The former type of anger would include people whose personalities tend to chronically reflect an underlying irritability. "Angry" people, if one were to use such a categorical phrase, would tend to be angry across many situations. This is the type of "angry" that Mr. Murphy seems to be using in his article. The atheist, in the estimation of Rex Murphy (and others, such as Stephen Prothero), is an angry person.

So, the question is: "Is Mr. Murphy right?" Is the personality or fundamental character of atheists one best described as "angry," or is it more accurate to say that something triggers their anger? For all we know, people like Richard Dawkins, Sam Harris and the late Christopher Hitchens may be jovial, light-hearted individuals who become angry primarily when triggered by certain issues -- like religion.

I have no idea whether the personalities of atheists are more "angry" than those of believers. I have no idea whether there is available research that has tested such a possibility. However, the burden of proof is on Mr. Murphy, having leveled a charge against the character of others, to provide accompanying evidence.

The only thing Mr. Murphy offers is examples of the aforementioned atheists' writings on religion. Admittedly, these writers have a tendency toward the polemic and controversial, but that is hardly evidence that they are "angry people."

I would never use Mr. Murphy's article, which clearly demonstrates that he is angry at atheists, to draw the conclusion that he is an angry person. Alternative conclusions are just too obvious -- perhaps Mr. Murphy is a really great guy who is generally quite happy in his daily life. Occasionally, he may become angry at some topic or issue and express that anger in a public forum, but it would be unfair as a result to say that he is an angry person. Anyone drawing such an unfair conclusion would be guilty of confusing or misusing the term "angry."

In terms of Mr. Murphy's double standard when it comes to anger, I am sure many readers of Mr. Murphy's article were aware of the sad irony dripping from the page. Mr. Murphy essentially used an ad hominem attack on the character of atheists, belittling them for their indignation, while the delivery method of his critique was angry prose. The double standard is obvious. When atheists are angry, it negatively reflects unseemly aspects of their character, and when I (Rex Murphy) use anger, it is to highlight an injustice.
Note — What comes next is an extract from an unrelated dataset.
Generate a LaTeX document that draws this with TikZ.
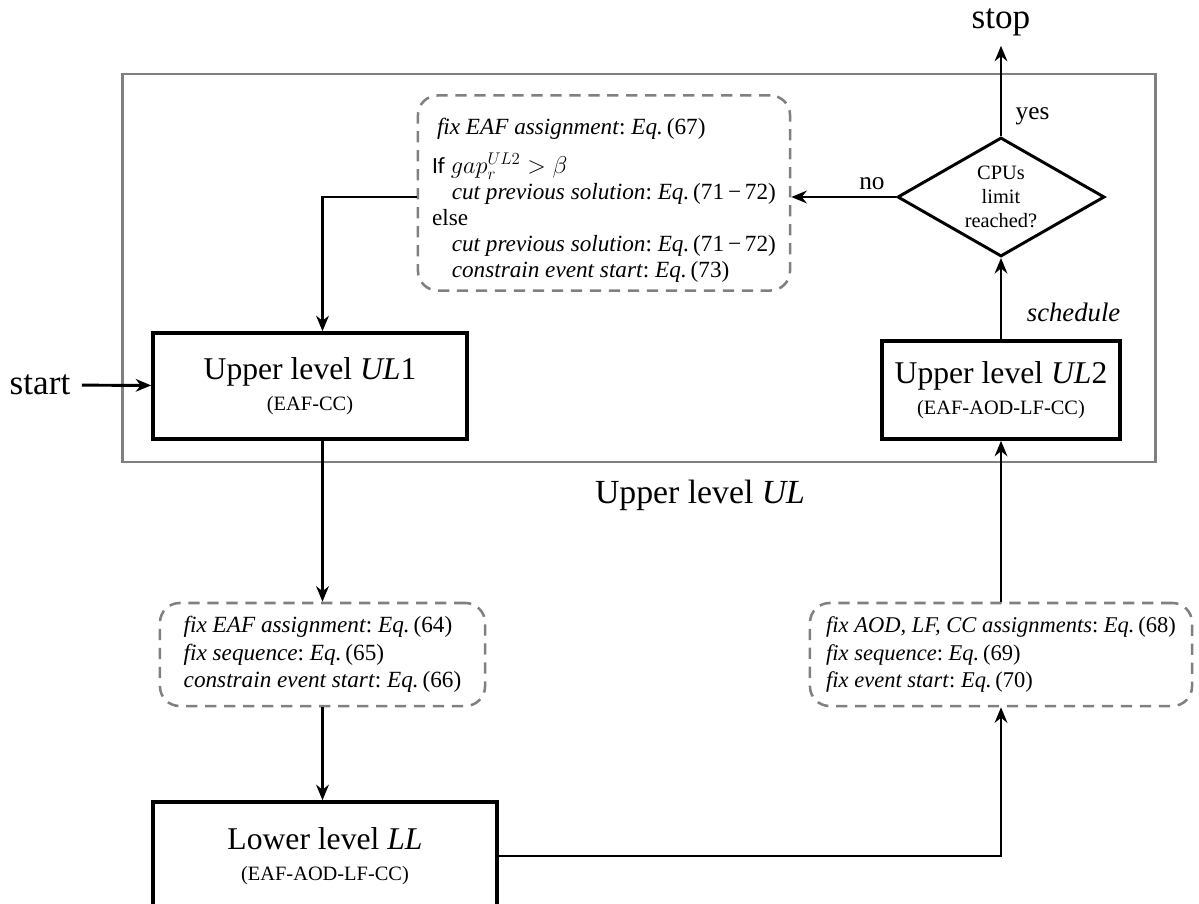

In psychology, we call this the fundamental attribution error. When other people engage in behaviour X, it is due to their character, but when I do behaviour X, it is justified by the context and situation.

A more equitable analysis of both the aforementioned atheist writers and Mr. Murphy would be this -- they all are erudite individuals capable of rational thought, and there are some issues that cause them to feel anger. Anger is an emotion that is triggered when we perceive injustice. Atheists do not attack religion because they are angry people (although some of them may be!). They attack religion when they see the injustices that religion can provoke. Anyone who has read the work of Dawkins or Hitchens knows that these writers take care to offer justification for their anger, with both individuals having written books dedicated to such pursuit.

All of us inevitably find things in this world that make us feel angry. If there is to be any forward momentum generated among people with different beliefs, including atheists and believers, it will come only when time is taken to fairly contemplate the injustice that drives the anger of one's opponent.

There are multiple layers of irony to Mr. Murphy's story -- a writer condemning the angry words of writers by using angry words being but one. However, it is the following that I think is perhaps most relevant for the present purposes: If Mr. Murphy would like readers to consider his arguments fairly before reacting emotionally, and further, not to confuse Mr. Murphy's writing style with his personality, then he should be willing to offer the same respect to others.

The irony is that such sentiment and advice -- essentially the Golden Rule -- should not have to be given to a Christian attacking atheists.